Skip the pictures, please, and write out exactly the lines from the opening of the data through the line containing "import plotly.graph_objects as go".

RECORDED DATA
** START **
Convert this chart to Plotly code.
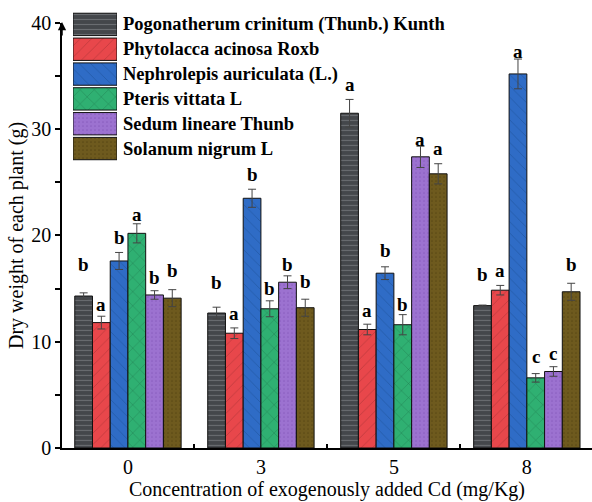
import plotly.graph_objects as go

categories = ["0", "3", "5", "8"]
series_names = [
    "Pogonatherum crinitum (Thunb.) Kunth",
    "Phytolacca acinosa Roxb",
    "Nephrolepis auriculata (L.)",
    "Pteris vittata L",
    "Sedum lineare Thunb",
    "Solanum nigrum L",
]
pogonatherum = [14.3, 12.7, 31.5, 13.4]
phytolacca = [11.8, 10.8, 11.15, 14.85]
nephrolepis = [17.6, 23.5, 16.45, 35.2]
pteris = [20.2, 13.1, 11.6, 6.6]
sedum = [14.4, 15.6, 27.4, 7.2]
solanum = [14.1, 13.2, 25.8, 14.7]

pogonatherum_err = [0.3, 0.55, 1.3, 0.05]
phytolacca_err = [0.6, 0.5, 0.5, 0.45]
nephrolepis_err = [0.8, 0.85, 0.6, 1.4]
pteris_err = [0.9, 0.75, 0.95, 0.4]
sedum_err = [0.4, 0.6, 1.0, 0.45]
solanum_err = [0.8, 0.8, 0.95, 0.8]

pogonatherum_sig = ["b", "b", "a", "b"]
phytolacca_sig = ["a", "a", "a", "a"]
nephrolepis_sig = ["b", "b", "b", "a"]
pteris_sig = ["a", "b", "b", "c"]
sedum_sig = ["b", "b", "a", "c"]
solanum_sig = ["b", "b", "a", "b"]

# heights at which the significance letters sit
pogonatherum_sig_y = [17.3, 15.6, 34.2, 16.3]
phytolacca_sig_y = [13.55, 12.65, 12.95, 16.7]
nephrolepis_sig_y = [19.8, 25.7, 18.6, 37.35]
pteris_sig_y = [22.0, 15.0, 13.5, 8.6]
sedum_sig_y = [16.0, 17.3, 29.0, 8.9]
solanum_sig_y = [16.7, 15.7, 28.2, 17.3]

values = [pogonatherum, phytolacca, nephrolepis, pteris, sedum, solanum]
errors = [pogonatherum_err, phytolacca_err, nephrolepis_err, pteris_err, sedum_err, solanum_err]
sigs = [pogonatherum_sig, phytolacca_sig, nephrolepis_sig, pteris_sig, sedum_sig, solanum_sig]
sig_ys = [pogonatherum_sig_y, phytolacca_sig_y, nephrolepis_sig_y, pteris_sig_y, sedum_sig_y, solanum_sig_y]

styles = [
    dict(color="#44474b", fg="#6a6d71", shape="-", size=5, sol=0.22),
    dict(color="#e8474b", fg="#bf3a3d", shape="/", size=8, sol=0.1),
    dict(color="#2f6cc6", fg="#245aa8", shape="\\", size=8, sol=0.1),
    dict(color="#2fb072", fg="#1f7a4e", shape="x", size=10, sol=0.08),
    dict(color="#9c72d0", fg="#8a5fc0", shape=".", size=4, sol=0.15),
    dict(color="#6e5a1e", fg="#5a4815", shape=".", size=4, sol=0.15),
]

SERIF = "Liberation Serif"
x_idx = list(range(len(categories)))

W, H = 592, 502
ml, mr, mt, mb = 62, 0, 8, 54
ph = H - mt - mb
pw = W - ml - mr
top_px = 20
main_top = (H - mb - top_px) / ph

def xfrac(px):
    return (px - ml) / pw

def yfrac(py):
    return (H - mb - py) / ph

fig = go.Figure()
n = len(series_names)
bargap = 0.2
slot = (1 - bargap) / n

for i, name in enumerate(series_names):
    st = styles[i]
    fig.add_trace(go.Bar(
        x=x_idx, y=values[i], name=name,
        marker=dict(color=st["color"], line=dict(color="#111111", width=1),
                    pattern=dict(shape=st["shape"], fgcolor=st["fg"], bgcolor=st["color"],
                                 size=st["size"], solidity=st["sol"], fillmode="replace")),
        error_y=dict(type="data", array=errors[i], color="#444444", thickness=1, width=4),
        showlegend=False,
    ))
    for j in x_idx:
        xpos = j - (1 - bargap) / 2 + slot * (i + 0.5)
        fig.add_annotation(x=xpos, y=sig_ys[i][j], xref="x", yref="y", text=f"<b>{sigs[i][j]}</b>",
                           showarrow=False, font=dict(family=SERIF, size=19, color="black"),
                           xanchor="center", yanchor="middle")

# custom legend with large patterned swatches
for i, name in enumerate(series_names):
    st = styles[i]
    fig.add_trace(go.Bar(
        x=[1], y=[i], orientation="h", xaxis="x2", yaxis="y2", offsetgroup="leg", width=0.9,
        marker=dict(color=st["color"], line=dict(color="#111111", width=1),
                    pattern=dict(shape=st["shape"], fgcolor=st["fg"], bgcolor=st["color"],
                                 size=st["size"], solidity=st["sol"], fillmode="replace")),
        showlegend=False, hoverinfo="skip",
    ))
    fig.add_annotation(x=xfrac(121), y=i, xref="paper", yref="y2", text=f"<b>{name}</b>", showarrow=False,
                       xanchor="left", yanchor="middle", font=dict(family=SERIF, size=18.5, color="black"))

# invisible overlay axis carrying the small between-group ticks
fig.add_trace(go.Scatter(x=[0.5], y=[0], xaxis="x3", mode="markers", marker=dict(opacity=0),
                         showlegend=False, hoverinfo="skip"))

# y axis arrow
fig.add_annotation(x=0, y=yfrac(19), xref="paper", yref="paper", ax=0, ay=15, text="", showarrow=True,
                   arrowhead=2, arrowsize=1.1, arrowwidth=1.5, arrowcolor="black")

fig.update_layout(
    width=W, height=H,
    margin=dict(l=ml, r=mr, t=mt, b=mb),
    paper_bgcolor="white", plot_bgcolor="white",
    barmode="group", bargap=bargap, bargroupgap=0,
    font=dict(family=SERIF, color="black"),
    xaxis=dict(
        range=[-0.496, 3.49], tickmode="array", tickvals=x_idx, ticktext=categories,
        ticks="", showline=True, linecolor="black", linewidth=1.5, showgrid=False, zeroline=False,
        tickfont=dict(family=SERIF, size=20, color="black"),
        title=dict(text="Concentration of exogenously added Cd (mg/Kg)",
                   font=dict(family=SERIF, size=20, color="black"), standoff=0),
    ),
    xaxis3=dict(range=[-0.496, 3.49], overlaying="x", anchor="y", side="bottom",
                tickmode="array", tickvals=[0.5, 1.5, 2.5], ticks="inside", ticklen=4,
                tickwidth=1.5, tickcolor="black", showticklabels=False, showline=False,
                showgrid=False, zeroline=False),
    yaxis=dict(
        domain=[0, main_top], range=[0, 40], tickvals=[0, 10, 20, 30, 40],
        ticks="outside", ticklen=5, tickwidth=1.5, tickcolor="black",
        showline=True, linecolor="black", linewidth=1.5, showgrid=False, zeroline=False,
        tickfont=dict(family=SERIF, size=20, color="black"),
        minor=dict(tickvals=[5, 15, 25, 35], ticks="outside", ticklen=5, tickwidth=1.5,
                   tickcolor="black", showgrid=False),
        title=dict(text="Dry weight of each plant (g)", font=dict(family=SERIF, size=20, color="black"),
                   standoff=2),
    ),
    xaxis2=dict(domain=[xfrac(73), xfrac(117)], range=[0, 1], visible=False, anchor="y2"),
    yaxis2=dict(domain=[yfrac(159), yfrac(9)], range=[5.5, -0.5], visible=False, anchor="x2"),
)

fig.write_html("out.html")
** END **
ANSWER TO THE EXERCISE
Convert this chart to Plotly code.
import plotly.graph_objects as go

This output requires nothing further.